What if you don't like discussing any of the above?  Certainly, there
are many men who are successful with women who don't spend time 
talking about ghouls, gargoyles, and goblins.  This is true. 
What these men do is find a way to tap into her emotional mind, 
and different guys have different styles.  Some talk about the future,
some talk about romance, some talk about adventure.  


Anything that captures our imagination fascinates us.  Stories of 
adventure do the same.  As a guy, you don't watch Indian Jones for
Harrison Ford's charismatic personality.  You watch it because it
takes you on an adventure.  You should make it a point to talk about
the adventurous things you have done in your life.  

Again, don't misconstrue what I am saying.  I am not saying you ought 
to brag but rather, you should be able to tell stories about 
interesting things you've done.  (If you've been to jail a bunch 
of times, you may want to hold off telling that one right off the bat,
though I am sure it probably has been adventurous.)


Your conversation and stories have to convey something.  One of
my friends is a Harley Davidson afficinado. He enjoys throwing 
girls on the back of his motorcycle and going for scenic rides. 
He conveys adventure, freedom, and an alternative to the 
mundane everyday city life.  

You can learn to convey concepts such as adventure, spontaneity, 
romance, spirituality, in your conversations and stories. 
Please note, not every single conversation needs to have such
lofty elements.  All you need are a few here and there, enough
to convey some of your personality.  Everyone has some of these
traits in him.  The key now is for you to learn to convey 
these characteristics. 

It does not matter if you live in a small city or work in 
an office building.   You can convey what you're really about,
but you must first tap into your own self and discover 
what it is that you enjoy.


*Are you the type who enjoys adventure, traveling?

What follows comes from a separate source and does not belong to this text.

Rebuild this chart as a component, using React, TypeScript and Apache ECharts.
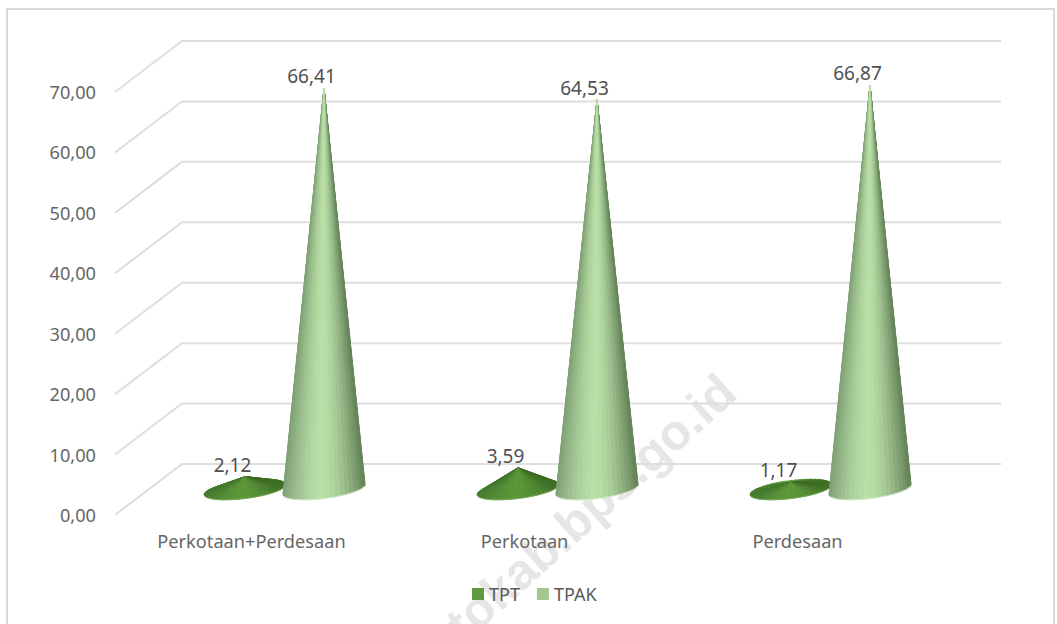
import React, { useEffect, useRef } from "react";
import * as echarts from "echarts";

const categories = ["Perkotaan+Perdesaan", "Perkotaan", "Perdesaan"];
const tptValues = [2.12, 3.59, 1.17];
const tpakValues = [66.41, 64.53, 66.87];
const yTicks = [0, 10, 20, 30, 40, 50, 60, 70];

const FONT = '"Noto Sans"';
const WALL_DX = 67;
const WALL_DY = 51;
const BASE_DEPTH = 25.5;
const RX = 41;
const RY = 9;
const TILT = 5;
const FAN = 48;

const comma = (v: number) => v.toFixed(2).replace(".", ",");

const hex = (c: string) => [1, 3, 5].map((i) => parseInt(c.slice(i, i + 2), 16));
const mix = (a: string, b: string, k: number) => {
  const A = hex(a);
  const B = hex(b);
  return `rgb(${A.map((v, i) => Math.round(v + (B[i] - v) * k)).join(",")})`;
};

type Palette = { left: string; right: string; light: string; rim: string };

const coneRenderer = (offsetX: number, pal: Palette) => (_: any, api: any) => {
  const cat = api.value(0);
  const v = api.value(1);
  const top = api.coord([cat, v]);
  const zero = api.coord([cat, 0]);
  const cx = top[0] + offsetX;
  const by = zero[1] - BASE_DEPTH;
  const ay = top[1] - BASE_DEPTH;
  const pt = (a: number) => [
    cx + RX * Math.cos(a),
    by + RY * Math.sin(a) - TILT * Math.cos(a),
  ];
  const slices: any[] = [];
  for (let i = 0; i < FAN; i++) {
    const a0 = (i / FAN) * Math.PI * 2;
    const a1 = ((i + 1) / FAN) * Math.PI * 2;
    const mid = (a0 + a1) / 2;
    const t = Math.cos(mid) + 0.05;
    const k = 1 - Math.pow(Math.min(1, Math.abs(t)), 1.6);
    const fill = mix(t < 0 ? pal.left : pal.right, pal.light, k);
    slices.push({
      depth: Math.sin(mid),
      el: {
        type: "polygon",
        shape: { points: [[cx, ay], pt(a0), pt(a1)] },
        style: { fill, stroke: fill, lineWidth: 0.7 },
        silent: true,
      },
    });
  }
  slices.sort((a, b) => a.depth - b.depth);
  const rim: number[][] = [];
  for (let i = 2; i <= 22; i++) rim.push(pt((i / 24) * Math.PI));
  return {
    type: "group",
    children: [
      ...slices.map((s) => s.el),
      {
        type: "polyline",
        shape: { points: rim },
        style: { fill: "none", stroke: pal.rim, lineWidth: 1, opacity: 0.8 },
        silent: true,
      },
      {
        type: "text",
        silent: true,
        style: {
          text: comma(v),
          x: cx - 12.5,
          y: ay - 12,
          align: "center",
          verticalAlign: "middle",
          fontFamily: FONT,
          fontSize: 19,
          fill: "#505050",
        },
      },
    ],
  };
};

const wallRenderer = (params: any, api: any) => {
  const sys = params.coordSys;
  const p = api.coord([0, api.value(1)]);
  return {
    type: "polyline",
    silent: true,
    shape: {
      points: [
        [sys.x, p[1]],
        [sys.x + WALL_DX, p[1] - WALL_DY],
        [sys.x + sys.width + WALL_DX, p[1] - WALL_DY],
      ],
    },
    style: { fill: "none", stroke: "#dedede", lineWidth: 2 },
  };
};

export default function App() {
  const ref = useRef<HTMLDivElement>(null);
  useEffect(() => {
    const chart = echarts.init(ref.current!, undefined, { renderer: "svg" });
    chart.setOption({
      animation: false,
      backgroundColor: "#ffffff",
      textStyle: { fontFamily: FONT },
      graphic: [
        {
          type: "rect",
          shape: { x: 7, y: 9, width: 1047, height: 630 },
          style: { fill: "none", stroke: "#d9d9d9", lineWidth: 2 },
          silent: true,
        },
        {
          type: "text",
          x: 728,
          y: 384,
          rotation: (42 * Math.PI) / 180,
          silent: true,
          style: {
            text: "tokab.bps.go.id",
            align: "right",
            verticalAlign: "middle",
            font: 'bold 50px "Liberation Sans"',
            fill: "#e6e6e6",
          },
        },
      ],
      grid: { left: 115, width: 819, top: 92, height: 423 },
      legend: {
        data: ["TPT", "TPAK"],
        left: 472,
        top: 585,
        padding: 0,
        icon: "rect",
        itemWidth: 12,
        itemHeight: 12,
        itemGap: 17,
        selectedMode: false,
        textStyle: { fontFamily: FONT, fontSize: 18, color: "#595959" },
      },
      xAxis: {
        type: "category",
        data: categories,
        axisLine: { show: false },
        axisTick: { show: false },
        splitLine: { show: false },
        axisLabel: { fontFamily: FONT, fontSize: 18.2, color: "#666666", margin: 17, interval: 0 },
      },
      yAxis: {
        type: "value",
        min: 0,
        max: 70,
        interval: 10,
        axisLine: { show: false },
        axisTick: { show: false },
        splitLine: { show: false },
        axisLabel: {
          fontFamily: FONT,
          fontSize: 18.2,
          color: "#666666",
          margin: 19,
          padding: [0, 0, 2, 0],
          formatter: comma,
        },
      },
      series: [
        {
          type: "custom",
          name: "wall",
          silent: true,
          renderItem: wallRenderer,
          data: yTicks.map((t) => [0, t]),
          encode: { x: 0, y: 1 },
          z: 1,
        },
        {
          type: "custom",
          name: "TPT",
          itemStyle: { color: "#5f9a3c" },
          renderItem: coneRenderer(-6.5, {
            left: "#40752a",
            right: "#3c6c23",
            light: "#5b9738",
            rim: "#76ad55",
          }),
          data: tptValues.map((v, i) => [i, v]),
          encode: { x: 0, y: 1 },
          z: 2,
        },
        {
          type: "custom",
          name: "TPAK",
          itemStyle: { color: "#a3c78f" },
          renderItem: coneRenderer(72.5, {
            left: "#7a9a70",
            right: "#68865c",
            light: "#b9dfa7",
            rim: "#d4eec8",
          }),
          data: tpakValues.map((v, i) => [i, v]),
          encode: { x: 0, y: 1 },
          z: 3,
        },
      ],
    });
    return () => chart.dispose();
  }, []);
  return (
    <div
      ref={ref}
      style={{ position: "fixed", left: 0, top: 0, width: 1057, height: 624 }}
    />
  );
}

*Are you the fun, social-butterfly type?

*Do you enjoy doing spontaneous spur-of-the moment activites?

*Are you interested in philosophy and spirituality?

*Are you interested in expanding, learning new and different things,
whether it's new foods, restaurants, activities?

Discover what it is that you want and then decide how you
want to present that.  This will give you an alternative to discussing
the weather, traffic, or bridge building.
Again, avoid discussing religion, politics, 
your ex-girlfriend/wife, and the mundane. 


Make it a point to talk about a recent adventure, pop culture references,
relationships, the unknown, something interesting you learned 
recently, traveling stories, and the like.  Mix these conversational topics
with some teasing that I taught you in the 3rd newsletters and you will see
a huge difference in your interactions with women.

The quality of your interactions with skyrocket.